Saturday, January 31, 2009

Who Gets The Stuff

Even young children on the playground can understand the economics that apply to the new administration's so called "stimulus package." It is simply the transfer of reward from those who earn it to those who do not. And even the kids on the playground can understand that it isn't right when someone claims that "everyone is the winner" when there was clearly one of the kids (or teams) that ran faster, scored more goals, practiced more, or maybe just had the natural talent to be the winner. The outcome on the playground is that one side gets the trophy or the cheers, and the other side realizes that they need to work harder if they want the trophy or the cheers.

When the government takes what one side works for and gives it to the other side, they DESTROY the benefit of competition for BOTH sides. The guy that works hard, finds opportunities to use his talents, and succeeds is essentially told, "keep it up because you need to produce enough for yourself, and the people who have not practiced, or trained, or even worked hard enough to have THE SAME THINGS YOU OBTAINED." The guy that didn't work hard, or find training, or practice a trade is essentially told, "don't worry about doing anything in exchange for what you get, we'll take it from other people and give it to you ANYWAY."

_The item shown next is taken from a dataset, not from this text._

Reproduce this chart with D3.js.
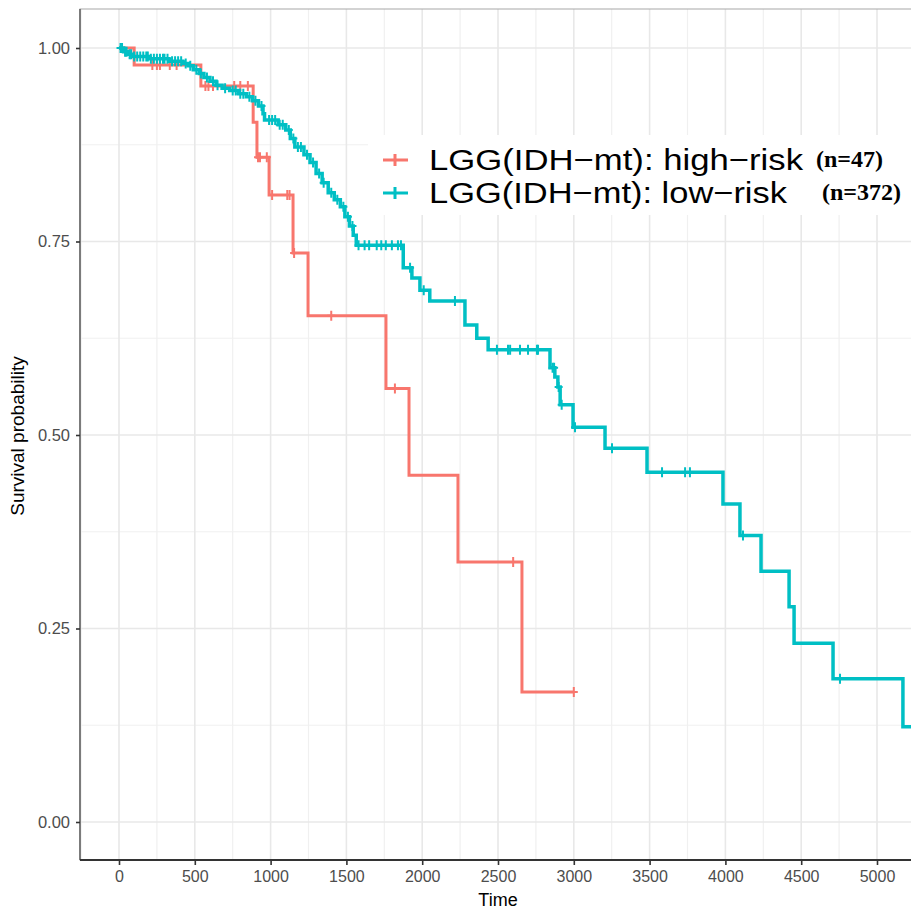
<!DOCTYPE html>
<html>
<head>
<meta charset="utf-8">
<script src="https://cdn.jsdelivr.net/npm/d3@7"></script>
<style>
  html, body { margin: 0; padding: 0; background: #fff; }
  svg { display: block; font-family: "Liberation Sans", Arial, sans-serif; }
</style>
</head>
<body>
<svg id="chart" width="911" height="909"></svg>
<script>
// Kaplan–Meier survival, LGG (IDH-mt) risk groups

// high-risk group: event times (days) and survival after each step
const highTimes = [0, 100, 540, 885, 910, 990, 1148, 1247, 1761, 1913, 2236, 2658];
const highSurv  = [1.0, 0.978, 0.951, 0.904, 0.859, 0.81, 0.735, 0.654, 0.56, 0.448, 0.336, 0.168];
const highEnd = 3000;
const highCensor = [220, 250, 270, 335, 380, 570, 590, 620, 760, 800, 850, 917, 930, 975, 1010,
  1110, 1125, 1155, 1400, 1820, 2600, 3000];

// low-risk group
const lowTimes = [0, 30, 60, 90, 200, 330, 420, 460, 490, 530, 560, 600, 640, 680, 730, 790, 840,
  880, 920, 950, 960, 1050, 1100, 1130, 1160, 1220, 1260, 1300, 1340, 1380, 1420, 1460, 1490,
  1520, 1545, 1565, 1875, 1932, 1985, 2050, 2282, 2360, 2435, 2843, 2875, 2895, 2910, 2995,
  3206, 3483, 3984, 4096, 4235, 4420, 4453, 4710, 5171];
const lowSurv = [1.0, 0.995, 0.992, 0.989, 0.986, 0.983, 0.98, 0.977, 0.972, 0.967, 0.962, 0.957,
  0.952, 0.948, 0.945, 0.941, 0.937, 0.932, 0.925, 0.915, 0.907, 0.901, 0.894, 0.883, 0.872,
  0.862, 0.852, 0.838, 0.826, 0.813, 0.804, 0.795, 0.782, 0.77, 0.758, 0.745, 0.716, 0.703,
  0.687, 0.673, 0.642, 0.625, 0.61, 0.587, 0.575, 0.562, 0.539, 0.51, 0.483, 0.452, 0.411,
  0.37, 0.324, 0.278, 0.231, 0.185, 0.123];
const lowEnd = 5300;
const lowCensor = [10, 20, 40, 50, 70, 80, 100, 120, 140, 160, 180, 190, 210, 230, 250, 270, 290,
  300, 320, 350, 370, 390, 410, 440, 470, 510, 540, 580, 620, 650, 700, 750, 770, 800, 820, 860,
  900, 940, 990, 1010, 1030, 1060, 1080, 1120, 1150, 1180, 1200, 1240, 1280, 1320, 1350, 1400,
  1440, 1480, 1510, 1540, 1580, 1620, 1650, 1700, 1730, 1760, 1800, 1840, 1860, 1920, 2010,
  2216, 2493, 2566, 2580, 2645, 2698, 2757, 2764, 2860, 2870, 2900, 2920, 3008, 3252, 3582,
  3734, 3766, 4116, 4756];

const groupNames = ["LGG(IDH\u2212mt): high\u2212risk", "LGG(IDH\u2212mt): low\u2212risk"];
const groupCounts = ["(n=47)", "(n=372)"];
const groupColors = ["#F8766D", "#00BFC4"];

const xTicks = d3.range(0, 5001, 500);
const xMinor = d3.range(-250, 5501, 500);
const yTicks = [0, 0.25, 0.5, 0.75, 1];
const yMinor = [0.125, 0.375, 0.625, 0.875];

const svg = d3.select("#chart");

const panel = { left: 80, top: 9, right: 960, bottom: 860 };
const x = d3.scaleLinear().domain([0, 5000]).range([119, 877]);
const y = d3.scaleLinear().domain([0, 1]).range([822, 48]);

// grid
const grid = svg.append("g");
grid.selectAll("line.vmin").data(xMinor).join("line")
  .attr("x1", d => x(d)).attr("x2", d => x(d))
  .attr("y1", panel.top).attr("y2", panel.bottom)
  .attr("stroke", "#f0f0f0").attr("stroke-width", 1.2);
grid.selectAll("line.hmin").data(yMinor).join("line")
  .attr("x1", panel.left).attr("x2", panel.right)
  .attr("y1", d => y(d)).attr("y2", d => y(d))
  .attr("stroke", "#f0f0f0").attr("stroke-width", 1.2);
grid.selectAll("line.vmaj").data(xTicks).join("line")
  .attr("x1", d => x(d)).attr("x2", d => x(d))
  .attr("y1", panel.top).attr("y2", panel.bottom)
  .attr("stroke", "#e8e8e8").attr("stroke-width", 1.6);
grid.selectAll("line.hmaj").data(yTicks).join("line")
  .attr("x1", panel.left).attr("x2", panel.right)
  .attr("y1", d => y(d)).attr("y2", d => y(d))
  .attr("stroke", "#e8e8e8").attr("stroke-width", 1.6);

// panel border
svg.append("rect")
  .attr("x", panel.left).attr("y", panel.top)
  .attr("width", panel.right - panel.left).attr("height", panel.bottom - panel.top)
  .attr("fill", "none").attr("stroke", "#a8a8a8").attr("stroke-width", 1);

// survival curves
const line = d3.line().x(d => x(d[0])).y(d => y(d[1])).curve(d3.curveStepAfter);

function stepData(times, surv, end) {
  const pts = times.map((t, i) => [t, surv[i]]);
  pts.push([end, surv[surv.length - 1]]);
  return pts;
}
function survAt(times, surv, t) {
  let s = surv[0];
  for (let i = 0; i < times.length; i++) if (times[i] <= t) s = surv[i];
  return s;
}

const groups = [
  { times: highTimes, surv: highSurv, end: highEnd, censor: highCensor, color: groupColors[0], w: 3 },
  { times: lowTimes, surv: lowSurv, end: lowEnd, censor: lowCensor, color: groupColors[1], w: 3.5 }
];

groups.forEach(g => {
  svg.append("path")
    .datum(stepData(g.times, g.surv, g.end))
    .attr("d", line)
    .attr("fill", "none")
    .attr("stroke", g.color)
    .attr("stroke-width", g.w)
    .attr("stroke-linejoin", "miter");
  svg.append("g").selectAll("path").data(g.censor).join("path")
    .attr("transform", d => `translate(${x(d)},${y(survAt(g.times, g.surv, d))})`)
    .attr("d", "M-4,0H4M0,-5V5")
    .attr("stroke", g.color)
    .attr("stroke-width", 2)
    .attr("fill", "none");
});

// axes lines
svg.append("line")
  .attr("x1", panel.left).attr("x2", panel.left)
  .attr("y1", panel.top).attr("y2", panel.bottom)
  .attr("stroke", "#666").attr("stroke-width", 1.6);

const sans = "'Liberation Sans', Arial, sans-serif";

const xAxis = svg.append("g").attr("transform", `translate(0,${panel.bottom})`)
  .call(d3.axisBottom(x).tickValues(xTicks).tickSize(5).tickPadding(6).tickFormat(d3.format("d")));
xAxis.select(".domain").remove();
xAxis.append("line").attr("x1", panel.left).attr("x2", 911).attr("y1", 0).attr("y2", 0)
  .attr("stroke", "#333").attr("stroke-width", 2.2);
xAxis.selectAll(".tick line").attr("stroke", "#333").attr("stroke-width", 1.6);
xAxis.selectAll(".tick text").attr("fill", "#4d4d4d")
  .style("font-size", "16px").style("font-family", sans);

const yAxis = svg.append("g").attr("transform", `translate(${panel.left},0)`)
  .call(d3.axisLeft(y).tickValues(yTicks).tickSize(4).tickPadding(6).tickFormat(d3.format(".2f")));
yAxis.select(".domain").remove();
yAxis.selectAll(".tick line").attr("stroke", "#333").attr("stroke-width", 1.6);
yAxis.selectAll(".tick text").attr("fill", "#4d4d4d")
  .style("font-size", "16.5px").style("font-family", sans);

// axis titles
svg.append("text")
  .attr("x", 498).attr("y", 906)
  .attr("text-anchor", "middle")
  .style("font-size", "18px").attr("fill", "#000")
  .text("Time");
svg.append("text")
  .attr("transform", "translate(24,436) rotate(-90)")
  .attr("text-anchor", "middle")
  .style("font-size", "19px").attr("fill", "#000")
  .text("Survival probability");

// legend
const legend = svg.append("g");
legend.append("rect")
  .attr("x", 368).attr("y", 135).attr("width", 600).attr("height", 80)
  .attr("fill", "#fff");
const legY = [160, 193];
const labelWidths = [374, 358];
groupNames.forEach((name, i) => {
  const row = legend.append("g");
  row.append("path")
    .attr("d", `M383,${legY[i]}H408M395,${legY[i] - 6}V${legY[i] + 6}`)
    .attr("stroke", groupColors[i]).attr("stroke-width", 3).attr("fill", "none");
  row.append("text")
    .attr("x", 429).attr("y", legY[i] + 10)
    .attr("textLength", labelWidths[i]).attr("lengthAdjust", "spacingAndGlyphs")
    .style("font-size", "30px").style("font-family", sans)
    .attr("fill", "#000")
    .text(name);
  row.append("text")
    .attr("x", i === 0 ? 816 : 822).attr("y", legY[i] + 7)
    .style("font-size", "24px").style("font-weight", "bold")
    .style("font-family", "'Liberation Serif', 'Times New Roman', serif")
    .attr("fill", "#000")
    .text(groupCounts[i]);
});
</script>
</body>
</html>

The net result, for all you bleeding heart, liberal, anti-capitalist types, is that NEITHER side has any reason to exert any extra effort, NOTHING more gets done, and NOTHING more gets made. THAT MEANS THERE IS LESS FOR EVERYONE TO HAVE!!!! Less FOOD! Less HOUSING! Fewer CARS! Less MEDICAL CARE PROVIDED! Less EVERYTHING. And when there is less of something, it costs more because the same number of people still want or need it. And when things cost more, money is simply worth less.

Jimmy Carter showed us how this all works 3 decades ago and it appears, based on how many people younger than 30 voted for Obama and his socialist friends, that the public schools and universities have effectively filtered that lesson out of what is taught. If we manage to survive the damage that Obama does to the overall standard of living in the United States, and in turn the rest of the world, we'll certainly have him to thank for at least one thing. He will have taught the next generation, by bringing back massive inflation and government abuse of power, what the schools have so miserably failed to teach them, that socialism DOES NOT WORK, and that EVERYBODY PAYS FOR IT.